As Christians, though we are faithless, God remains faithful. Faithfulness is a trait of God. He has never turned-back on any of his promises. And in regards to our salvation, his promise is conditioned upon the performance of Jesus Christ. The Father has sworn to save those redeemed by the Son. He has written their names in the Lamb’s Book of Life with permanent ink. The Son has sworn to save all those whom the Father will give. And the Spirit breathes regenerative life into all those foreordained by the Father and atoned for by the Son. They have plotted. They have covenanted. They have worked, and they are always successful. They are effective. They are irresistible. They are sovereign. They are batting one-hundred percent. They have never lost one, and never will they. They hymn is correct, “Great is THY faithfulness, O Lord my Father; there is no shadow of turning with THEE.” So friends, rejoice in the Gospel of Jesus and not the non-gospel of personal performance. Join with Abraham and Paul, and rejoice in the fact that even with we are faithless, God is faithful; he will not deny himself.

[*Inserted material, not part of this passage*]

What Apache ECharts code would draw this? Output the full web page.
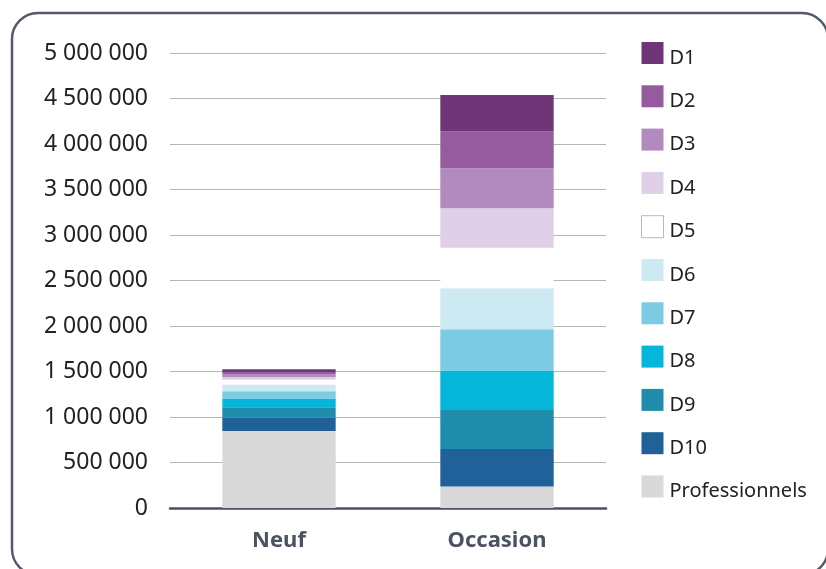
<!DOCTYPE html>
<html>
<head>
<meta charset="utf-8">
<script src="https://cdn.jsdelivr.net/npm/echarts@6/dist/echarts.min.js"></script>
<style>
  html, body { margin: 0; padding: 0; background: #ffffff; }
  #chart { width: 826px; height: 569px; }
</style>
</head>
<body>
<div id="chart"></div>
<script>
// Vehicle categories on the x axis
const categories = ['Neuf', 'Occasion'];

// Stacked segments, bottom to top
const professionnels = [845000, 235000];
const d10 = [147000, 414000];
const d9  = [116000, 429000];
const d8  = [96000, 432000];
const d7  = [80000, 455000];
const d6  = [72000, 450000];
const d5  = [52000, 446000];
const d4  = [30000, 433000];
const d3  = [28000, 440000];
const d2  = [28000, 402000];
const d1  = [30000, 403000];

const yMin = 0;
const yMax = 5000000;
const yStep = 500000;

const stackSeries = [
  { name: 'Professionnels', data: professionnels, color: '#d9d9d9' },
  { name: 'D10', data: d10, color: '#1f6198' },
  { name: 'D9',  data: d9,  color: '#1f8dab' },
  { name: 'D8',  data: d8,  color: '#05b5da' },
  { name: 'D7',  data: d7,  color: '#7ccbe4' },
  { name: 'D6',  data: d6,  color: '#cde9f1' },
  { name: 'D5',  data: d5,  color: '#ffffff' },
  { name: 'D4',  data: d4,  color: '#dfd0e8' },
  { name: 'D3',  data: d3,  color: '#b28abd' },
  { name: 'D2',  data: d2,  color: '#965a9f' },
  { name: 'D1',  data: d1,  color: '#6f3577' }
];

const legendOrder = ['D1', 'D2', 'D3', 'D4', 'D5', 'D6', 'D7', 'D8', 'D9', 'D10', 'Professionnels'];

function spaced(v) {
  return String(v).replace(/\B(?=(\d{3})+(?!\d))/g, ' ');
}

const chart = echarts.init(document.getElementById('chart'), null, { renderer: 'canvas' });

chart.setOption({
  animation: false,
  backgroundColor: '#ffffff',
  textStyle: { fontFamily: 'Noto Sans' },
  graphic: [{
    type: 'rect',
    shape: { x: 12, y: 13, width: 816, height: 562, r: 26 },
    style: { fill: 'none', stroke: '#535b6b', lineWidth: 2.5 },
    silent: true,
    z: 0
  }],
  grid: { left: 170, right: 220, top: 53, bottom: 61 },
  legend: {
    orient: 'vertical',
    left: 641,
    top: 42,
    padding: 0,
    itemWidth: 22,
    itemHeight: 22,
    itemGap: 17.3,
    icon: 'rect',
    selectedMode: false,
    formatter: '{t|{name}}',
    textStyle: {
      fontSize: 20, color: '#222222', fontFamily: 'Noto Sans',
      rich: { t: { fontSize: 20, color: '#222222', fontFamily: 'Noto Sans', padding: [10, 0, 0, 1] } }
    },
    data: legendOrder.map(n => n === 'D5'
      ? { name: n, itemStyle: { color: '#ffffff', borderColor: '#b4b7c2', borderWidth: 1 } }
      : { name: n })
  },
  xAxis: {
    type: 'category',
    data: categories,
    axisTick: { show: false },
    axisLine: { lineStyle: { color: '#4b5262', width: 2.5 } },
    axisLabel: { fontSize: 22, fontWeight: 'bold', color: '#4b5262', margin: 22, fontFamily: 'Noto Sans' }
  },
  yAxis: {
    type: 'value',
    min: yMin,
    max: yMax,
    interval: yStep,
    axisLine: { show: false },
    axisTick: { show: false },
    splitLine: { lineStyle: { color: '#b5b5b5', width: 1 } },
    axisLabel: { fontSize: 23, color: '#222222', margin: 22, formatter: v => spaced(v), fontFamily: 'Noto Sans' }
  },
  series: stackSeries.map(s => ({
    name: s.name,
    type: 'bar',
    stack: 'total',
    barWidth: '52%',
    data: s.data,
    itemStyle: { color: s.color },
    emphasis: { disabled: true }
  }))
});
</script>
</body>
</html>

Now what? In the words of Dr. Harry Reeder, “Remember, repent, and recover!” Rejoice in this — faithfulness is a fruit of God. Therefore, let’s rejoice in what he is doing. Let’s be prodigals returning to the Father. Let’s hear God, believe God, trust God, and do the next right thing. Let’s confess our sins, forget our sins, forsake our sinful manner of living, and pray for a more faithful walk. Let’s enjoy walking in the righteousness of Christ, and pray more fervently to walk in the image of Christ. And then, tomorrow, let us be ready to preach the Gospel to ourselves again. Our scriptures are full of beloved men and women of God, who are faithless and double-minded. This is us. We are not odd. We are not apostate. We are children of promise, children of Abraham, faithless men and women of faith saved, secured, and sanctified by the Covenant-Keeping God of Grace.